Director of the New York City Mayor’s Office of Climate Resiliency
- In office January 2017 – December 2021
- Mayor: Bill de Blasio
- Preceded by: Position Established
- Succeeded by: Kizzy Charles-Guzman

Personal details
- Education: Duke University (BA in public policy studies and cultural anthropology) Massachusetts Institute of Technology (MCP)

= Jainey K. Bavishi =

American resilience and sustainability expert

Jainey Kumar Bavishi is a nationally recognized expert in climate adaptation and resilience who served from January 2023 to January 2025 as the assistant secretary of commerce for oceans and atmosphere, as well as the deputy administrator of the National Oceanic and Atmospheric Administration (NOAA), in the Biden administration.

She served as the director of the New York City Mayor's Office of Climate Resiliency from 2017–2022. She oversaw a $20 billion plan to prepare New York City for the impacts of climate change, including along the 520 miles of the city’s coastline. Bavishi was the associate director for climate preparedness at the White House Council on Environmental Quality during the Obama administration, where she led the implementation of the climate preparedness pillar of the president's Climate Action Plan.

== Career ==
In 2017, New York City mayor Bill de Blasio appointed her as the director of the New York City mayor's Office of Recovery and Resiliency.
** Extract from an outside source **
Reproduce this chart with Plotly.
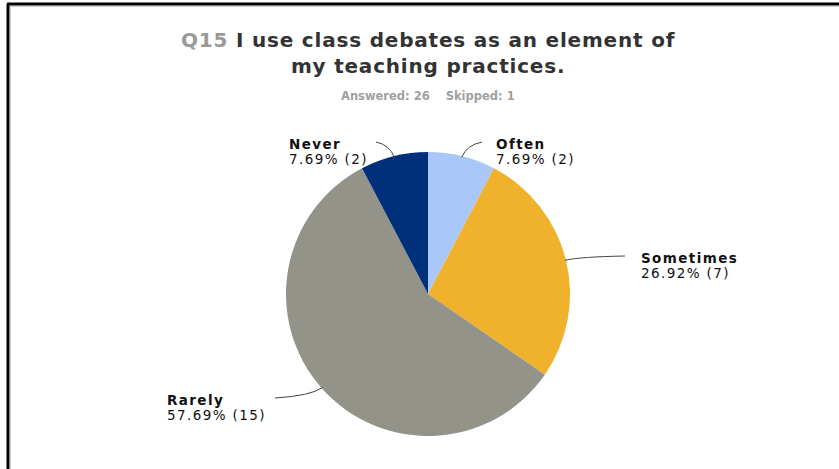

She oversaw a $20 billion plan to help New York City prepare for the impacts of climate change, including sea level rise, intense rain and extreme heat. Mayor Bill de Blasio established the office in 2014, which includes a team of urban planners, architects, engineers, lawyers, and policy experts who use scientific evidence to develop programs and policies that address impacts of climate change.

Bavishi has also led nonprofit initiatives in the Gulf Coast after Hurricane Katrina and in the Asia-Pacific region. As of July 2025, she has served as a board member for Woodwell Climate Research Center.

Bavishi is a contributing author to the anthology, All We Can Save, edited by Ayana Elizabeth Johnson and Katharine Wilkinson.

== US Commerce Department Nomination ==
On July 28, 2021, President Joe Biden nominated Bavishi for the position of Assistant Secretary for Oceans and Atmosphere in the U.S. Department of Commerce, as well as the deputy administrator of the NOAA. Hearings were held before the Senate Commerce Committee on her nomination on November 17, 2021. The committee favorably reported her nomination to the Senate floor on December 1, 2021. Bavishi's initial nomination expired at the end of the year and was returned to President Biden on January 3, 2022.

President Biden resent Bavishi's nomination the following day. On March 3, 2022, the committee favorably reported her nomination to the Senate floor once again. The Senate confirmed her nomination on December 22, 2022. She assumed office on January 17, 2023.